>> START Provided information

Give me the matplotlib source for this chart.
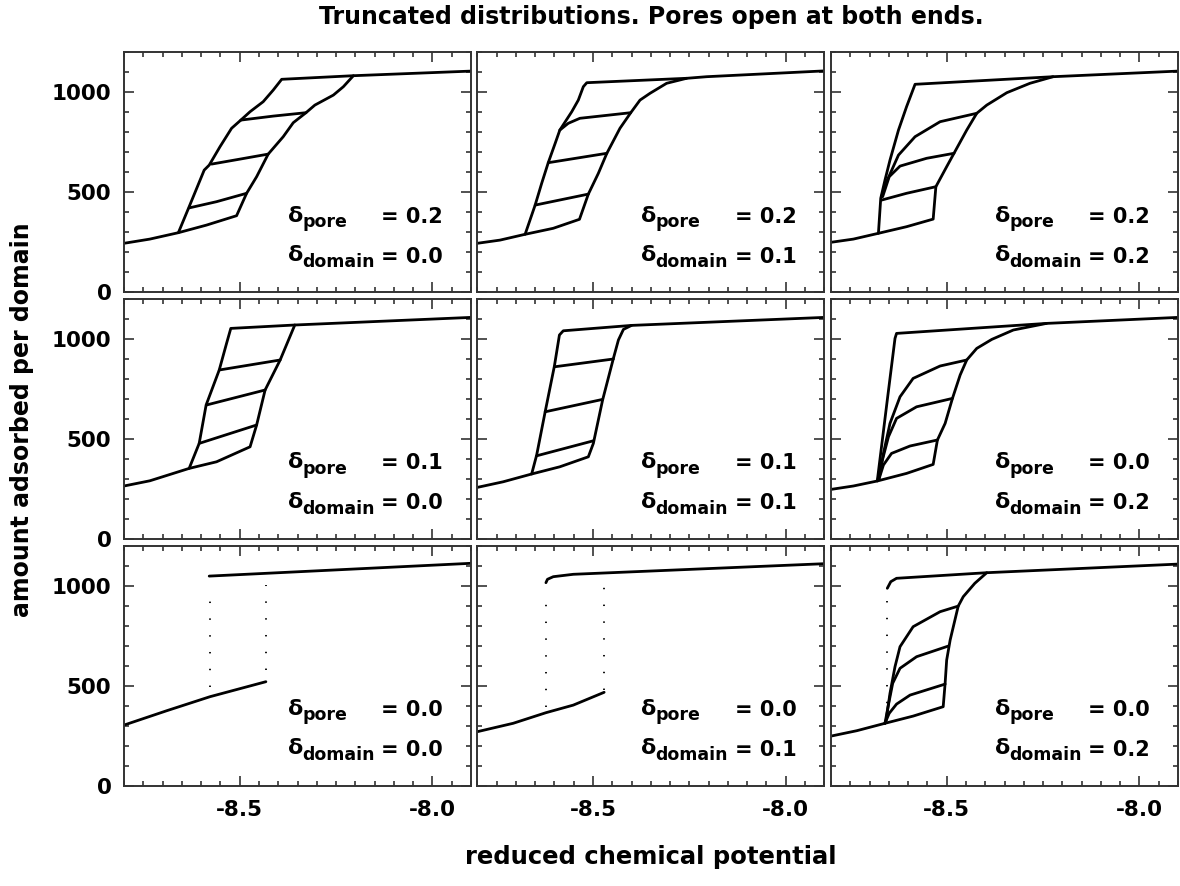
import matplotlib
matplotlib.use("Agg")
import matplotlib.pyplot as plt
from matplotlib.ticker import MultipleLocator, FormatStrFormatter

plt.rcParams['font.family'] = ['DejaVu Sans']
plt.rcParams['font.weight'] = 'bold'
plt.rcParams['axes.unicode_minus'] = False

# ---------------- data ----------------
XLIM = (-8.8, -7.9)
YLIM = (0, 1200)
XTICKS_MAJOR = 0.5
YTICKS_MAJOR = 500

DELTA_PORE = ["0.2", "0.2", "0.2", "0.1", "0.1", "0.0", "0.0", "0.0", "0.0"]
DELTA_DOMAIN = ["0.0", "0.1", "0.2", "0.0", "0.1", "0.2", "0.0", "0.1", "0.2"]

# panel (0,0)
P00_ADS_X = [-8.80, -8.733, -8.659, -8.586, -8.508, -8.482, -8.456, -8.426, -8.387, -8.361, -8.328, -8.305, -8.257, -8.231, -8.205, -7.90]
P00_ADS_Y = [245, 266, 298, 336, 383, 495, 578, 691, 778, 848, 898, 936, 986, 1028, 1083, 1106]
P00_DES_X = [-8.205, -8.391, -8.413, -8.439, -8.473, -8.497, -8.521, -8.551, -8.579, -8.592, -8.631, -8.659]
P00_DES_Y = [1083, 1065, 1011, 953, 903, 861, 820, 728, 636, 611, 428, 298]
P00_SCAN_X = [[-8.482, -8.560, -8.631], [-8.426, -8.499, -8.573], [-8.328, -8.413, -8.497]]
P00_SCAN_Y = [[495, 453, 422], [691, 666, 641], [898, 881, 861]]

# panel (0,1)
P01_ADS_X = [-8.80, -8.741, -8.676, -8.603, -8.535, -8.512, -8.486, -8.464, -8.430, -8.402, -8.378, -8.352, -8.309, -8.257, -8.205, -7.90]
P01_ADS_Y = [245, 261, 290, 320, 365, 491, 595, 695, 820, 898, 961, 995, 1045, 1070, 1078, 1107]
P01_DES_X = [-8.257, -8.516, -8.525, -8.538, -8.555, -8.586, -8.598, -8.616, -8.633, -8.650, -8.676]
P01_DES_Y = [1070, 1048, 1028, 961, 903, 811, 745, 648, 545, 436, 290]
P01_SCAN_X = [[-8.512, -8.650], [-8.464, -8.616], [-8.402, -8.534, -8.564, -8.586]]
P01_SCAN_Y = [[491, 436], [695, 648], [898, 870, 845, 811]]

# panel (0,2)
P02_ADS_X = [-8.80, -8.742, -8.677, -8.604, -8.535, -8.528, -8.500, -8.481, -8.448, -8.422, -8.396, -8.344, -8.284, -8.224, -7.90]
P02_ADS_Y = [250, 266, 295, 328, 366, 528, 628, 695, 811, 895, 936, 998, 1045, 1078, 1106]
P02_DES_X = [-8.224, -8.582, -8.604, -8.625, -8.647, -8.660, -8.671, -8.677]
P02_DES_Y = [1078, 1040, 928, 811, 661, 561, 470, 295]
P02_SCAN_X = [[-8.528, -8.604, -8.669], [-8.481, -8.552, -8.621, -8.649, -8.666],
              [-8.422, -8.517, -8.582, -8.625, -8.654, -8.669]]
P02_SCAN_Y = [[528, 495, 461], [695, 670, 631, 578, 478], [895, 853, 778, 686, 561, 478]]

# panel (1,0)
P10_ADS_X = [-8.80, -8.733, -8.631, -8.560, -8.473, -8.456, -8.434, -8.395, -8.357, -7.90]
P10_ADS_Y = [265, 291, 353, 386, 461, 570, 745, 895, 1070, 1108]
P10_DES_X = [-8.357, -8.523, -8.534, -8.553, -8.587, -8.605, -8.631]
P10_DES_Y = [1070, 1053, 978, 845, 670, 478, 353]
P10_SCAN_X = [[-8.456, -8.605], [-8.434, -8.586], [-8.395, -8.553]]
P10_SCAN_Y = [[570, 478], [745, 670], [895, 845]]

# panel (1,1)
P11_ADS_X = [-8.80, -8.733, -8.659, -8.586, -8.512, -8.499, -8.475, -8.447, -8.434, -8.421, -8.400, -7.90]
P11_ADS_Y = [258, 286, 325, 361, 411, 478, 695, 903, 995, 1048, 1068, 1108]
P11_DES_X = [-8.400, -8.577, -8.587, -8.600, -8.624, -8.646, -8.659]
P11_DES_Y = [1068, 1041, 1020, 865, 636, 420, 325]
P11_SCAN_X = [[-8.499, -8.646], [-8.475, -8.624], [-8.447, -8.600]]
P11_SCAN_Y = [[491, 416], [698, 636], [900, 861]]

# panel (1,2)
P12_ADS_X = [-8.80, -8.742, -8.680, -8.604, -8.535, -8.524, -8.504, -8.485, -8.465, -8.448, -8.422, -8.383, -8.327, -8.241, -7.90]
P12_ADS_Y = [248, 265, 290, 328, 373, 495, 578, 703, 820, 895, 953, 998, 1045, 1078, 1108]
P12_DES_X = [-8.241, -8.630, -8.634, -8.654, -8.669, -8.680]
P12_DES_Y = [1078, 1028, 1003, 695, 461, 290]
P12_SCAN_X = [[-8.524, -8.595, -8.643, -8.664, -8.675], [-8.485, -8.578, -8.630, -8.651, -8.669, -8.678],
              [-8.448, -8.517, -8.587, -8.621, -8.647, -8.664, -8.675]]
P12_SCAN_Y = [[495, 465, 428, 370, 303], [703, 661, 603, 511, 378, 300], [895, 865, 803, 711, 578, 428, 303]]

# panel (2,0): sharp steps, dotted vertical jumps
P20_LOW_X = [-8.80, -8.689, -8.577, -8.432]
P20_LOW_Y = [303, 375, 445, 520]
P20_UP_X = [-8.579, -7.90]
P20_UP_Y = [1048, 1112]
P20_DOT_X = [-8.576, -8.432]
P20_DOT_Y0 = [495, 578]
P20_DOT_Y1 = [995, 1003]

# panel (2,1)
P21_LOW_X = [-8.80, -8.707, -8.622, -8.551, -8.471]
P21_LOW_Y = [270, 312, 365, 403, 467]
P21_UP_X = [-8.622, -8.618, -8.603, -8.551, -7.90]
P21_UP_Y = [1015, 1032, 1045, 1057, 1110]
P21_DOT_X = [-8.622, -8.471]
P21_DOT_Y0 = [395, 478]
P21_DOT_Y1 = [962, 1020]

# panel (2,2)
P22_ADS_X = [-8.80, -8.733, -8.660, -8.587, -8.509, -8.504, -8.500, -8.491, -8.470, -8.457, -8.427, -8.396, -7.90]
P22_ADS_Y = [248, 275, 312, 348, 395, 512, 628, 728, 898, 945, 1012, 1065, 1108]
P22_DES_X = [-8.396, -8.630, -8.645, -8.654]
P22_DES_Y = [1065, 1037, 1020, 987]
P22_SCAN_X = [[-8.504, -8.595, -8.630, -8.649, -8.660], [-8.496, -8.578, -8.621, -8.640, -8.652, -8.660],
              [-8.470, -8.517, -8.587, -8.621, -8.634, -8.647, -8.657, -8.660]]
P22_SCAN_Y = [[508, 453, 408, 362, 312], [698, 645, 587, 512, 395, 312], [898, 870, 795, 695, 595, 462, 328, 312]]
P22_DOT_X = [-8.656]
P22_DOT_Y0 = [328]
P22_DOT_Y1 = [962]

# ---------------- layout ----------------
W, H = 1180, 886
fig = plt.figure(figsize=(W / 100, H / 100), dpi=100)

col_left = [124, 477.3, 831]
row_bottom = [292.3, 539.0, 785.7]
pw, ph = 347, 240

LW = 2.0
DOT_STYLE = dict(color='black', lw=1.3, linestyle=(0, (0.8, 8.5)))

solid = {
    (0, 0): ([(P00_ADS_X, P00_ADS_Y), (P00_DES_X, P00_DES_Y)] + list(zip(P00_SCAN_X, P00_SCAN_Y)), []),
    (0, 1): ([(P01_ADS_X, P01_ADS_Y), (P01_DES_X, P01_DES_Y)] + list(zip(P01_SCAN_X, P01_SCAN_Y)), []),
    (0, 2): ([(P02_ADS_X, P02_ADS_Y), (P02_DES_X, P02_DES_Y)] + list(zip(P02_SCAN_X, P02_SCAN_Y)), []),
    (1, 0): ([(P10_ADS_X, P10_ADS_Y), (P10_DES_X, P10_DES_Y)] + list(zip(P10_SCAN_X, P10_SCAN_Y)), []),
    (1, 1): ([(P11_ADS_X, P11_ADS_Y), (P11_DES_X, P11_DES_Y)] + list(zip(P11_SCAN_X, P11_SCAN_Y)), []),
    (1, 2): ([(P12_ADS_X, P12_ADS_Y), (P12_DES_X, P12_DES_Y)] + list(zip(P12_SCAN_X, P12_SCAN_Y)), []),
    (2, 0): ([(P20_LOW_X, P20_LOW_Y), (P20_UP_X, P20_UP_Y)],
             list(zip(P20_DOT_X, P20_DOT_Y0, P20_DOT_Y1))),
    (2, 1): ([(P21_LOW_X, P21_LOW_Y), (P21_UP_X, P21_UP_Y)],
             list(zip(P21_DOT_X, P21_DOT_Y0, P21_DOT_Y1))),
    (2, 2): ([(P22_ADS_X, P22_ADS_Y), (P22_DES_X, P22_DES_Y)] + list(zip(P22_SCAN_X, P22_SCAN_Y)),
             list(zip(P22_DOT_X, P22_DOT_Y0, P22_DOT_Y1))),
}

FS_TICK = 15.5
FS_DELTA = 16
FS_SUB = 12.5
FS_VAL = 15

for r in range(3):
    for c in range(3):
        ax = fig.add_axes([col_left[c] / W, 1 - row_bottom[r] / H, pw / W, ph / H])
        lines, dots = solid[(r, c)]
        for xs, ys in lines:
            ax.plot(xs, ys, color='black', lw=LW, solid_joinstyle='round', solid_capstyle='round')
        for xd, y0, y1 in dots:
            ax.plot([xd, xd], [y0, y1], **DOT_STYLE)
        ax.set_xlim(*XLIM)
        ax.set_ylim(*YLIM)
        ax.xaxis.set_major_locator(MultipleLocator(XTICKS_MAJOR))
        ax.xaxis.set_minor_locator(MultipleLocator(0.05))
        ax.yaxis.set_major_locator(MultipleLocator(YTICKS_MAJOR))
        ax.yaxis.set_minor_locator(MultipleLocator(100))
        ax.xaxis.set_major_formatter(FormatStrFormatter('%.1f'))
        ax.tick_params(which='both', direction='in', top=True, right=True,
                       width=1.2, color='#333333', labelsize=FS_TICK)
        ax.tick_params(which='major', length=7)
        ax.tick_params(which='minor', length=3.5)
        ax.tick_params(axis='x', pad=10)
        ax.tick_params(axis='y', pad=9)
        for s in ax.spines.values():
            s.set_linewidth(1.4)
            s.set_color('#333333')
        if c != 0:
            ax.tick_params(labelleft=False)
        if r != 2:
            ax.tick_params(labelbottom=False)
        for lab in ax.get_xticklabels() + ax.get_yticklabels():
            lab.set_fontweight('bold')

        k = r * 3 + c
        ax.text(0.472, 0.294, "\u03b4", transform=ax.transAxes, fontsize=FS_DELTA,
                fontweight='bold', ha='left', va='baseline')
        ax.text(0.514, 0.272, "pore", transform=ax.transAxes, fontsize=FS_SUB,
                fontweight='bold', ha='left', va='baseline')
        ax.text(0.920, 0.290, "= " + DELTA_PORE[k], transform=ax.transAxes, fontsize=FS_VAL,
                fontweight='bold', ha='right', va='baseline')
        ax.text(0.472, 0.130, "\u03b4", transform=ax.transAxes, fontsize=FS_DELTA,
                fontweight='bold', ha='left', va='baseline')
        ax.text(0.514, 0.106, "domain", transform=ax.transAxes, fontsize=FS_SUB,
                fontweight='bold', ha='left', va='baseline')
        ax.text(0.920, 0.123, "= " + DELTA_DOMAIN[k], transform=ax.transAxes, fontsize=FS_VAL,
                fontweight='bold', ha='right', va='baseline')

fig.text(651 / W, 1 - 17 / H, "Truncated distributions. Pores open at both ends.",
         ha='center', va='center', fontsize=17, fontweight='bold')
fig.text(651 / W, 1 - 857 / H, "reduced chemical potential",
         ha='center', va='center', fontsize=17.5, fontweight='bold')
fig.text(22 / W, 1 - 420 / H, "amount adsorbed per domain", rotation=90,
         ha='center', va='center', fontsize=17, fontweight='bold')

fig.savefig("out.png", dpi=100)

>> END Provided information
>> START Provided information

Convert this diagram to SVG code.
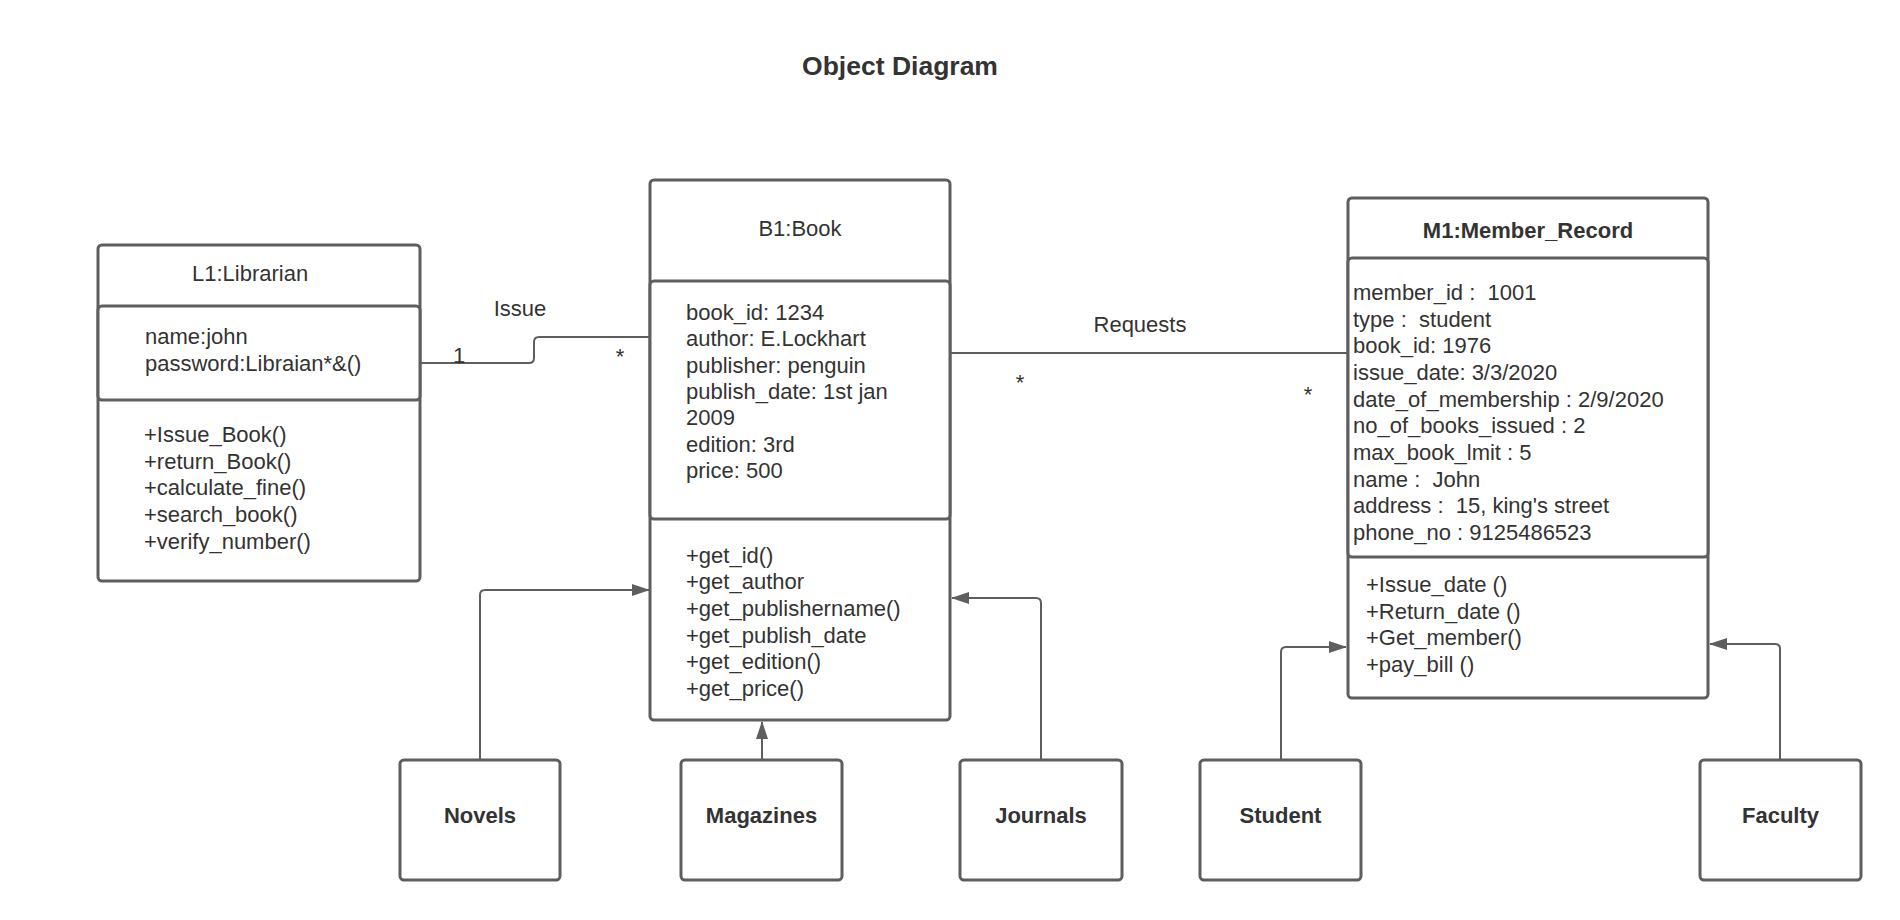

>> END Provided information
>> START Provided information

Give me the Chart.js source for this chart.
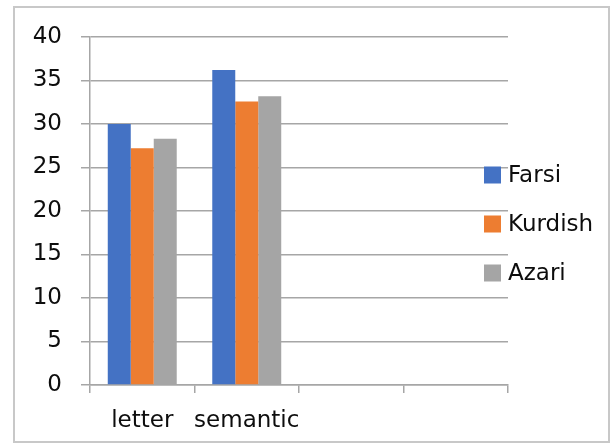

>> END Provided information

§ Do this:
Write out again exactly the lines above from the one with "Give me the matplotlib source for this chart." through the one with "from matplotlib.ticker import", adding no other lines and no pictures.

§ The solution:
Give me the matplotlib source for this chart.
import matplotlib
matplotlib.use("Agg")
import matplotlib.pyplot as plt
from matplotlib.ticker import MultipleLocator, FormatStrFormatter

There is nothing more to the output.